November 7, 2011
Company Not Concerned About Market Share Stones Closest Competitor In Terms Of Monthly Market Share
The hobby business news and analysis site ICv2.com has the most succinct story
from news released late last week that in terms of monthly market share DC Comics in October enjoyed a victory over close competitor Marvel reminiscent of one of those lopsided boxing matches where you sheepishly change the channel for the last few moments despite having paid $59.95 for the experience. DC took both unit shares and dollar shares by a significant margin, took seven of the top ten slots, and 17 of the top 20. The October win follows a much more narrow market share win by DC in September, a close tussle for which the comics company prepared us this summer by dismissing the idea of winning market share as an important thing. I hold that these kinds of victories are extremely important for publishers, particularly ones like DC that haven't performed this strongly vis-a-vis Marvel since a) the depths of Marvel's post-bankruptcy malaise or b) really ever in the modern comics industry sense.

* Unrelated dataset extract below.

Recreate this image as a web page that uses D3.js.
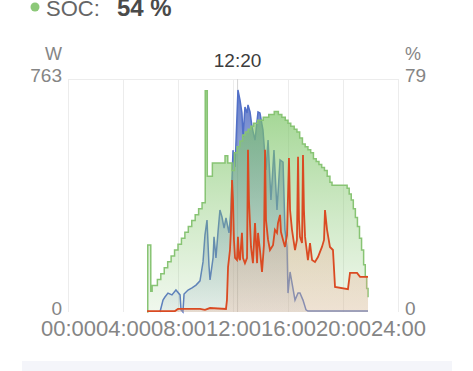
<!DOCTYPE html>
<html><head><meta charset="utf-8">
<script src="https://cdn.jsdelivr.net/npm/d3@7"></script>
<style>
html,body{margin:0;padding:0;background:#fff;}
svg{display:block;font-family:"Liberation Sans",Arial,Helvetica,sans-serif;}
</style></head>
<body><svg id="c" width="473" height="371"></svg>
<script>
// ---- data ----
const xTicks = [0, 4, 8, 12, 16, 20, 24];
const xTickLabels = ["00:00", "04:00", "08:00", "12:00", "16:00", "20:00", "24:00"];
const wMax = 763, pctMax = 79;
const cursorHour = 12 + 20/60, cursorLabel = "12:20";
const socLabel = "SOC:", socValue = "54 %";

// SOC (%) [hour, value]
const soc = [
 [5.75,0],[5.8,22.7],[6.02,7],[6.12,9],[6.25,9],[6.5,11],[6.75,13],[7.0,15],[7.25,17],[7.5,19],[7.75,21],
 [8.0,23],[8.25,25],[8.5,27],[8.75,29],[9.0,31],[9.25,33],[9.5,35],[9.75,37],[9.98,75],[10.13,46],
 [10.5,50.5],[11.42,53],[11.62,50.5],[11.93,48],[12.1,54],[12.3,56],[12.5,58],[12.7,60],[12.9,61],
 [13.1,62],[13.3,63],[13.5,64],[13.8,65],[14.2,66],[14.6,67],[15.0,68],[15.3,67],[15.55,66],[15.8,65],
 [16.0,64],[16.2,63],[16.45,62],[16.65,61],[16.85,59],[17.05,57],[17.25,56],[17.45,55],[17.65,54],
 [17.85,52],[18.05,51],[18.25,50],[18.45,49],[18.65,48],[18.85,46],[19.05,44],[19.2,43],[20.3,42],
 [20.45,40],[20.6,38],[20.75,35],[20.9,32],[21.05,29],[21.2,25],[21.35,21],[21.5,16],[21.62,12],
 [21.72,8],[21.82,5]
];
// PV power (W) [hour, value]
const pv = [
 [6.69,0],[6.91,39],[7.05,49],[7.27,62],[7.56,56],[7.85,72],[8.15,56],[8.22,7],[8.36,0],[8.44,59],
 [8.73,72],[9.02,79],[9.31,88],[9.6,102],[9.82,164],[9.96,252],[10.11,301],[10.25,154],[10.33,105],
 [10.55,177],[10.62,246],[10.76,177],[10.91,262],[11.05,334],[11.2,311],[11.35,275],[11.49,308],
 [11.71,259],[11.85,334],[12.0,530],[12.15,475],[12.36,727],[12.51,694],[12.65,652],[12.73,573],
 [12.87,671],[13.02,652],[13.09,678],[13.24,655],[13.38,606],[13.6,563],[13.82,655],[13.96,652],
 [14.18,596],[14.4,465],[14.55,563],[14.76,367],[14.98,530],[15.2,334],[15.42,498],[15.64,491],
 [15.78,269],[15.93,213],[16.0,62],[16.15,131],[16.29,95],[16.51,39],[16.73,62],[16.87,62],
 [17.09,39],[17.31,7],[17.45,3],[21.82,3]
];
// Load (W) [hour, value]
const load = [
 [5.75,3],[7.78,3],[8.0,10],[9.6,10],[9.96,7],[10.33,13],[11.49,10],[11.56,39],[11.64,147],[11.78,203],
 [11.85,269],[11.93,432],[12.0,367],[12.07,236],[12.15,177],[12.29,170],[12.36,246],[12.44,177],
 [12.51,170],[12.65,259],[12.73,177],[12.87,160],[13.02,177],[13.09,531],[13.16,367],[13.31,213],
 [13.45,160],[13.6,291],[13.75,160],[13.82,259],[13.96,203],[14.11,131],[14.25,219],[14.33,531],
 [14.4,301],[14.55,236],[14.69,203],[14.91,219],[15.05,269],[15.2,259],[15.27,291],[15.42,318],
 [15.49,262],[15.64,236],[15.78,213],[15.93,252],[16.07,504],[16.15,334],[16.29,269],[16.51,203],
 [16.65,236],[16.73,508],[16.8,301],[16.87,246],[17.02,226],[17.09,514],[17.16,334],[17.24,246],
 [17.45,170],[17.6,226],[17.75,170],[17.96,164],[18.18,180],[18.47,213],[18.62,236],[18.69,334],
 [18.84,269],[19.05,213],[19.27,203],[19.42,82],[20.36,75],[20.51,128],[21.02,128],[21.24,115],[21.82,115]
];

// ---- chart ----
const svg = d3.select("#c");
const L = 68, R = 398, T = 79, B = 312;
const x = d3.scaleLinear().domain([0, 24]).range([L, R]);
const yW = d3.scaleLinear().domain([0, wMax]).range([B, T]);
const yP = d3.scaleLinear().domain([0, pctMax]).range([B, T]);

const defs = svg.append("defs");
function grad(id, c1, o1, c2, o2) {
  const g = defs.append("linearGradient").attr("id", id)
    .attr("gradientUnits", "userSpaceOnUse").attr("x1", 0).attr("y1", T).attr("x2", 0).attr("y2", B);
  g.append("stop").attr("offset", 0).attr("stop-color", c1).attr("stop-opacity", o1);
  g.append("stop").attr("offset", 1).attr("stop-color", c2).attr("stop-opacity", o2);
}
grad("gG", "rgb(120,196,98)", 0.78, "rgb(150,205,130)", 0.14);
grad("gB", "rgb(72,100,195)", 0.9, "rgb(110,140,190)", 0.1);
grad("gR", "rgb(230,140,110)", 0.35, "rgb(235,175,150)", 0.3);

// header
svg.append("circle").attr("cx", 35).attr("cy", 7).attr("r", 4.5).attr("fill", "#8cc878");
svg.append("text").attr("x", 46).attr("y", 16).attr("font-size", 22).attr("fill", "#666").text(socLabel);
svg.append("text").attr("x", 117).attr("y", 16).attr("font-size", 24).attr("font-weight", "bold").attr("fill", "#4a4a4a").text(socValue);

// grid
const grid = svg.append("g").attr("stroke", "#ececec").attr("stroke-width", 1);
xTicks.forEach(t => grid.append("line").attr("x1", x(t) + 0.5).attr("x2", x(t) + 0.5).attr("y1", T).attr("y2", B));
grid.append("line").attr("x1", L).attr("x2", R).attr("y1", T + 0.5).attr("y2", T + 0.5);

// cursor line
svg.append("line").attr("x1", x(cursorHour)).attr("x2", x(cursorHour)).attr("y1", T).attr("y2", B)
  .attr("stroke", "#d4d4d4").attr("stroke-width", 1);

// blue
const areaW = d3.area().x(d => x(d[0])).y0(B).y1(d => yW(d[1]));
const lineW = d3.line().x(d => x(d[0])).y(d => yW(d[1]));
svg.append("path").attr("d", areaW(pv)).attr("fill", "url(#gB)");
svg.append("path").attr("d", lineW(pv)).attr("fill", "none").attr("stroke", "#5270c8").attr("stroke-width", 1.5);

// green
const areaP = d3.area().curve(d3.curveStepAfter).x(d => x(d[0])).y0(B).y1(d => yP(d[1]));
const lineP = d3.line().curve(d3.curveStepAfter).x(d => x(d[0])).y(d => yP(d[1]));
svg.append("path").attr("d", areaP(soc)).attr("fill", "url(#gG)");
svg.append("path").attr("d", lineP(soc)).attr("fill", "none").attr("stroke", "#88c474").attr("stroke-width", 1.5);

// red
svg.append("path").attr("d", areaW(load)).attr("fill", "url(#gR)");
svg.append("path").attr("d", lineW(load)).attr("fill", "none").attr("stroke", "#da4a22").attr("stroke-width", 1.8);

// axes
const axX = d3.axisBottom(x).tickValues(xTicks).tickFormat((d, i) => xTickLabels[i]).tickSize(0).tickPadding(8);
const gx = svg.append("g").attr("transform", `translate(0,${B})`).call(axX);
gx.select(".domain").remove();
gx.selectAll("text").attr("font-size", 22).attr("fill", "#858585").attr("font-family", null);

const axL = d3.axisLeft(yW).tickValues([0, wMax]).tickSize(0).tickPadding(6);
const gl = svg.append("g").attr("transform", `translate(${L},0)`).call(axL);
gl.select(".domain").remove();
gl.selectAll("text").attr("font-size", 19).attr("fill", "#858585").attr("font-family", null).attr("dy", "0.12em");

const axR = d3.axisRight(yP).tickValues([0, pctMax]).tickSize(0).tickPadding(7);
const gr = svg.append("g").attr("transform", `translate(${R},0)`).call(axR);
gr.select(".domain").remove();
gr.selectAll("text").attr("font-size", 19).attr("fill", "#858585").attr("font-family", null).attr("dy", "0.12em");

svg.append("text").attr("x", 62).attr("y", 60).attr("text-anchor", "end").attr("font-size", 18).attr("fill", "#858585").text("W");
svg.append("text").attr("x", 405).attr("y", 60).attr("font-size", 18).attr("fill", "#858585").text("%");
svg.append("text").attr("x", x(cursorHour)).attr("y", 67).attr("text-anchor", "middle").attr("font-size", 19)
  .attr("fill", "#3c3c3c").text(cursorLabel);

// bottom strip
svg.append("rect").attr("x", 22).attr("y", 361).attr("width", 430).attr("height", 10).attr("fill", "#f4f5fa");
</script></body></html>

The solid October win did put on display certain structural factors about the direct market, such as the way that a decisive shift in the way a market initiative is perceived can dig itself in in the short term (and thus becomes more difficult to bleed away in the long term). The linked-to article also makes the important point that the recent DC-led surge in DM sales has chipped away at some alarming decline trends. This might be enough to pull 2011 even with or even ahead of 2010 by the end of December, with a potential for future growth and market stabilization possible in the months following.
My personal favorite numbers guy John Jackson Miller has a piece up here
discussing the role of re-orders and approximating just how many more comics were sold this October as opposed to the same month in 2010.